SEOUL — North Korean leader Kim Jong-un visited the heavily armed border with rival South Korea and ordered troops to be on high alert, state media reported Sunday, just days after Washington and Pyongyang agreed to a nuclear deal after years of deadlock.
Mr. Kim's visit to Panmunjom village in the Demilitarized Zone, his first reported trip there since the December death of his father, Kim Jong-il, comes amid escalating militaristic rhetoric aimed at U.S. ally South Korea.
Recent North Korean threats, including vows of a "sacred war" against Seoul over U.S.-South Korean military drills, appear to be aimed at a domestic audience, analysts say, and could be an effort to bolster Kim Jong-un's credentials as a military leader after showing off his diplomatic skills on the U.S. nuclear deal.

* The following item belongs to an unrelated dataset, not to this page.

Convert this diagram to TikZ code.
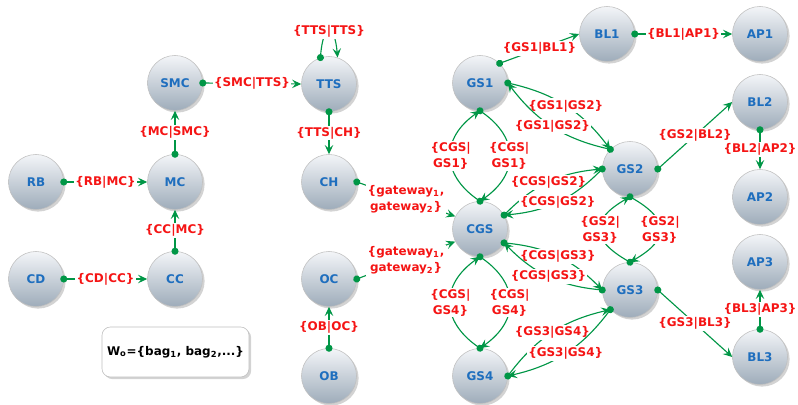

Still, the rhetoric keeps the region on edge and complicates diplomatic efforts to settle the standoff over North Korea's nuclear weapons program. Washington has said that better inter-Korean ties are crucial for diplomacy to succeed.
North Korea also has acted on its threats in the past. Fifty South Koreans died in violence blamed on North Korea in 2010, leading to fears of a broader conflict.

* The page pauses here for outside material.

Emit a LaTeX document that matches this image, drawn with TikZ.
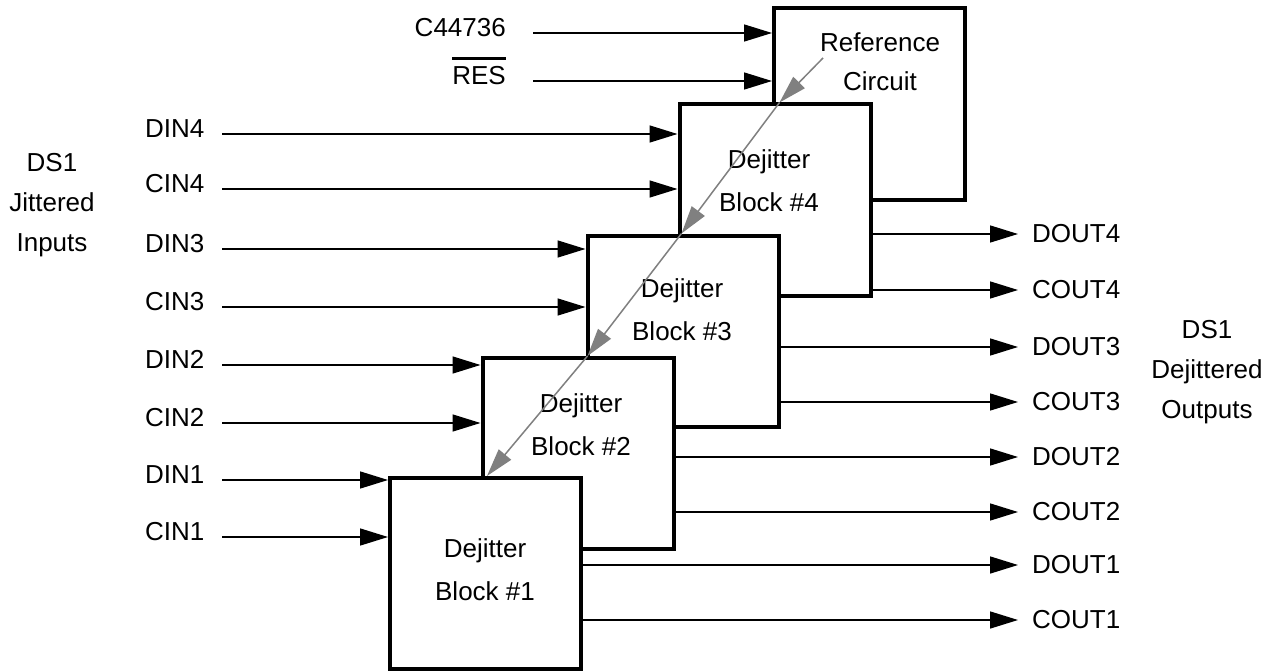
\documentclass[tikz,border=0pt]{standalone}
\usepackage{fontspec}
\setmainfont{Liberation Sans}
\usetikzlibrary{arrows.meta, calc}
\definecolor{flowgray}{RGB}{128, 128, 128}
\newcommand{\barRES}{\vbox{\hrule height 3.5pt\kern 6pt\hbox{RES}}}

\begin{document}
\begin{tikzpicture}[x=1pt, y=-1pt, font=\fontsize{26}{43}\selectfont,
    >={Triangle[length=28pt, width=17pt]},
    blk/.style={draw, line width=4pt, fill=white, minimum width=191pt,
                minimum height=191pt, inner sep=0pt},
    blktxt/.style={align=center, inner sep=0pt},
    insig/.style={inner sep=0pt, text height=21pt, text depth=14pt},
    outsig/.style={inner sep=0pt, anchor=west},
    wire/.style={->, line width=1.5pt},
    chain/.style={-{Triangle[length=28pt, width=16pt]}, line width=1.5pt, flowgray}]
  \useasboundingbox (0,0) rectangle (1273,671);

  \node[blk] (ref) at (869.5,104) {};
  \node[blktxt, font=\fontsize{26}{39}\selectfont] (reftxt) at (880,62) {Reference\\Circuit};
  \node[insig, anchor=east] (clk) at (506,33) {C44736};
  \node[insig, anchor=east] (res) at (506,81) {\barRES};
  \draw[wire] ([xshift=27pt]clk.east) -- (clk.east -| ref.west);
  \draw[wire] ([xshift=27pt]res.east) -- (res.east -| ref.west);

  \foreach \i/\cx/\cy/\tx/\ty in {4/775/200/769/181, 3/683/331/682/310,
                                 2/578/453.5/581/425, 1/485.5/573.5/485/570}{
    \node[blk] (b\i) at (\cx,\cy) {};
    \node[blktxt] (t\i) at (\tx,\ty) {Dejitter\\Block \#\i};
  }

  \foreach \i/\dy/\cy in {4/134/189, 3/249/307, 2/365/423, 1/480/537}{
    \node[insig, anchor=west] (din\i) at (145,\dy) {DIN\i};
    \node[insig, anchor=west] (cin\i) at (145,\cy) {CIN\i};
    \draw[wire] ([xshift=77pt]din\i.west) -- (din\i.west -| b\i.west);
    \draw[wire] ([xshift=77pt]cin\i.west) -- (cin\i.west -| b\i.west);
  }

  \foreach \i/\dy/\cy in {4/234/290, 3/347/402, 2/457/512, 1/565/620}{
    \node[outsig] (dout\i) at (1032,\dy) {DOUT\i};
    \node[outsig] (cout\i) at (1032,\cy) {COUT\i};
    \draw[wire] (dout\i.west -| b\i.east) -- ([xshift=-14pt]dout\i.west);
    \draw[wire] (cout\i.west -| b\i.east) -- ([xshift=-14pt]cout\i.west);
  }

  \coordinate (src) at (823,58);
  \coordinate (g4) at ([xshift=102pt]b4.north west);
  \coordinate (g3) at ([xshift=96pt]b3.north west);
  \coordinate (g2) at ([xshift=107pt]b2.north west);
  \coordinate (g1) at ([xshift=99pt]b1.north west);
  \foreach \a/\b in {src/g4, g4/g3, g3/g2, g2/g1}
    \draw[chain] (\a) -- (\b);

  \node[align=center, font=\fontsize{26}{40}\selectfont] (jin) at (52,205) {DS1\\Jittered\\Inputs};
  \node[align=center, font=\fontsize{26}{40}\selectfont] (djout) at (1207,372) {DS1\\Dejittered\\Outputs};
\end{tikzpicture}
\end{document}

On Sunday, tens of thousands of North Koreans rallied in Pyongyang, vowing to topple South Korean President Lee Myung-bak, who ended a no-strings-attached aid policy to the North when he took power in 2008, instead linking assistance to nuclear disarmament.
The city's main Kim Il-sung Square was packed with soldiers and citizens who stood at attention as speakers criticized Mr. Lee's government. Military chief Ri Yong-ho warned in a speech that the North Korean army would "sweep out" the South Korean traitors using their guns, according to footage from North Korea's state TV.
Soldiers and citizens later paraded in rows through the plaza, carrying fluttering red flags, pumping their fists and chanting, "Let's kill Lee Myung-bak by tearing him to pieces."
The threats are aimed internally as Kim Jong-un bolsters his power among the elite and military as the third generation of his family to lead the country, said Jeung Young-tae, an analyst with the Korea Institute for National Unification in Seoul.
"It's something that Kim Jong-un must do as the successor," Mr. Jeung said. "The North did a similar thing when Kim Jong-il appeared as the new leader" in 1994 following the death of his father, North Korea founder Kim Il-sung, he said.
North Korea accuses the United States and South Korea of holding the joint military drills as preparation for a northward invasion.
The allies say the military exercises, which began last week and are scheduled to end in late April, are routine and defensive in nature.
Pyongyang is also angry about a South Korean military unit near Seoul recently posting threatening slogans beneath portraits of Kim Jong-un and his father.
During his Panmunjom visit, Kim Jong-un told troops to "maintain the maximum alertness as they are standing in confrontation with the enemies at all times," according to the official Korean Central News Agency.
Panmunjom is a cluster of huts inside the 154-mile-long DMZ, which is jointly overseen by the U.S.-led U.N. Command and North Korea in an arrangement established in 1953 to supervise the cease-fire that ended the three-year Korean War. About 28,500 U.S. troops are still stationed in South Korea.